99 percent debt-to-GDP ratio by 2045, ministry predicts
Korea's debt-to-GDP ratio will peak at 99 percent in 2045, the Ministry of Economy and Finance predicts, though the government plans to get that number down to 60 percent by 2060 with big state projects, such as the Green New Deal.
The Finance Ministry on Wednesday released a long-term fiscal outlook report for the first time since 2015.
According to the Korean Statistical Information Service (Kosis), Korea’s debt-to-GDP ratio as of 2019 was 38.1 percent.

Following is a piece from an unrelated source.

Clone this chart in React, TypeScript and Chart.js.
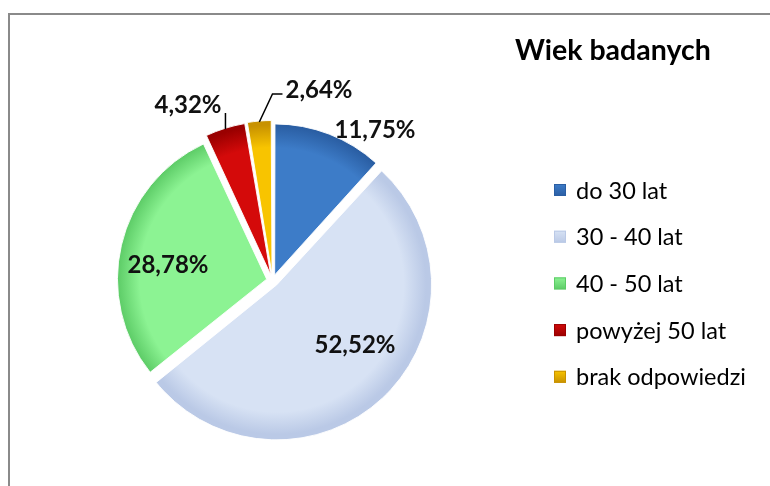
import React, { useEffect, useRef } from 'react';
import { Chart, registerables } from 'chart.js';

Chart.register(...registerables);

const title = 'Wiek badanych';
const categories = ['do 30 lat', '30 - 40 lat', '40 - 50 lat', 'powyżej 50 lat', 'brak odpowiedzi'];
const shares = [11.75, 52.52, 28.78, 4.32, 2.64];
const valueLabels = ['11,75%', '52,52%', '28,78%', '4,32%', '2,64%'];
const sliceColors = ['#3d7cc8', '#d7e2f4', '#8cf393', '#d40a0a', '#f8c400'];
const sliceEdges = ['#2a5ea3', '#bac9e6', '#5ccb66', '#9a0000', '#c89200'];

// label placement relative to the pie centre
const labelPlacement = [
  { dx: 102.5, dy: -150.5, leader: false },
  { dx: 82.5, dy: 64.5, leader: false },
  { dx: -104.5, dy: -15, leader: false },
  { dx: -84.5, dy: -175.5, leader: true },
  { dx: 46.5, dy: -190.5, leader: true },
];

const FONT = 'Lato, "Open Sans", sans-serif';

const decorPlugin = {
  id: 'decor',
  beforeDraw(chart: any) {
    const ctx = chart.ctx;
    ctx.save();
    ctx.fillStyle = '#ffffff';
    ctx.fillRect(0, 0, chart.width, chart.height);
    ctx.fillStyle = '#8a8a8a';
    ctx.fillRect(8, 13, chart.width - 8, 2);
    ctx.fillRect(8, 13, 2, chart.height - 13);
    ctx.restore();
  },
  afterDraw(chart: any) {
    const ctx = chart.ctx;
    const meta = chart.getDatasetMeta(0);
    ctx.save();
    // title
    ctx.fillStyle = '#000000';
    ctx.font = `bold 28.5px ${FONT}`;
    ctx.textBaseline = 'middle';
    ctx.textAlign = 'left';
    ctx.fillText(title, 515, 51);

    // legend
    ctx.font = `23.5px ${FONT}`;
    categories.forEach((c, i) => {
      const y = 190 + i * 46.7;
      const g = ctx.createLinearGradient(0, y - 6, 0, y + 6);
      g.addColorStop(0, sliceColors[i]);
      g.addColorStop(1, sliceEdges[i]);
      ctx.fillStyle = g;
      ctx.fillRect(554, y - 6, 12, 12);
      ctx.strokeStyle = sliceEdges[i];
      ctx.lineWidth = 1;
      ctx.strokeRect(554.5, y - 5.5, 11, 11);
      ctx.fillStyle = '#000000';
      ctx.fillText(c, 576, y + 1);
    });

    // value labels
    ctx.font = `bold 24px ${FONT}`;
    ctx.textAlign = 'center';
    meta.data.forEach((arc: any, i: number) => {
      const p = arc.getProps(['x', 'y', 'startAngle', 'endAngle', 'outerRadius', 'circumference'], true);
      const pl = labelPlacement[i];
      const lx = p.x + pl.dx;
      const ly = p.y + pl.dy;
      ctx.fillStyle = '#111111';
      ctx.fillText(valueLabels[i], lx, ly);
      if (pl.leader) {
        const mid = (p.startAngle + p.endAngle) / 2;
        const t = (arc.options.offset || 0) / 4;
        const fix = 1 - Math.sin(Math.min(Math.PI, p.circumference || 0));
        const rr = p.outerRadius + t + t * fix - 1;
        const ax = p.x + Math.cos(mid) * rr;
        const ay = p.y + Math.sin(mid) * rr;
        const w = ctx.measureText(valueLabels[i]).width;
        ctx.strokeStyle = '#000000';
        ctx.lineWidth = 1.5;
        ctx.beginPath();
        if (lx < p.x) {
          ctx.moveTo(ax, ay);
          ctx.lineTo(ax, ly + 8);
        } else {
          const sx = lx - w / 2 - 3;
          ctx.moveTo(sx, ly + 4);
          ctx.lineTo(sx - 10, ly + 4);
          ctx.lineTo(ax, ay);
        }
        ctx.stroke();
      }
    });
    ctx.restore();
  },
};

function sliceFill(context: any) {
  const chart = context.chart;
  const i = context.dataIndex;
  const area = chart.chartArea;
  if (!area) return sliceColors[i];
  const cx = (area.left + area.right) / 2;
  const cy = (area.top + area.bottom) / 2;
  const r = Math.min(area.right - area.left, area.bottom - area.top) / 2 - 12;
  const g = chart.ctx.createRadialGradient(cx, cy, 0, cx, cy, r);
  g.addColorStop(0, sliceColors[i]);
  g.addColorStop(0.85, sliceColors[i]);
  g.addColorStop(1, sliceEdges[i]);
  return g;
}

export default function App() {
  const ref = useRef<HTMLCanvasElement | null>(null);
  useEffect(() => {
    if (!ref.current) return;
    const chart = new Chart(ref.current, {
      type: 'pie',
      data: {
        labels: categories,
        datasets: [
          {
            data: shares,
            backgroundColor: sliceFill,
            borderColor: 'rgba(255,255,255,0.9)',
            borderWidth: 1,
            offset: 24,
          },
        ],
      },
      options: {
        responsive: false,
        animation: false,
        layout: { padding: { left: 111, right: 336, top: 119, bottom: 44 } },
        plugins: {
          legend: { display: false },
          tooltip: { enabled: false },
          title: { display: false },
        },
      },
      plugins: [decorPlugin],
    });
    return () => chart.destroy();
  }, []);
  return (
    <div style={{ position: 'fixed', left: 0, top: 0, width: 770, height: 486, background: '#fff' }}>
      <canvas ref={ref} width={770} height={486} style={{ display: 'block' }} />
    </div>
  );
}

The report states that if the current rates of decline in population and GDP growth rate continue, the ratio will keep rising and peak as high as 99 percent in 2045. The projection is based on the premise that the real growth rate drops to 0.5 percent by 2050. Under this scenario, the population is projected to fall by 8.94 million by 2060, and the working age population by 16.78 million.
After the peak, the debt ratio is expected to fall to the 65-81 percent range.
In a better-case scenario assuming a smaller economic downturn and a slowing in the population decline, the projected debt-to-GDP ratio is not much different. The value is expected to increase to the 84-97 percent level by 2044 before it begins to decline.
“Up to mid-2040, the rate of increase for national debt will outpace GDP growth rate. After 2040, the government expenses will decrease, and the debt-to-GDP ratio will also go down,” said Na Ju-bum, the director of the fiscal innovation bureau under the Finance Ministry.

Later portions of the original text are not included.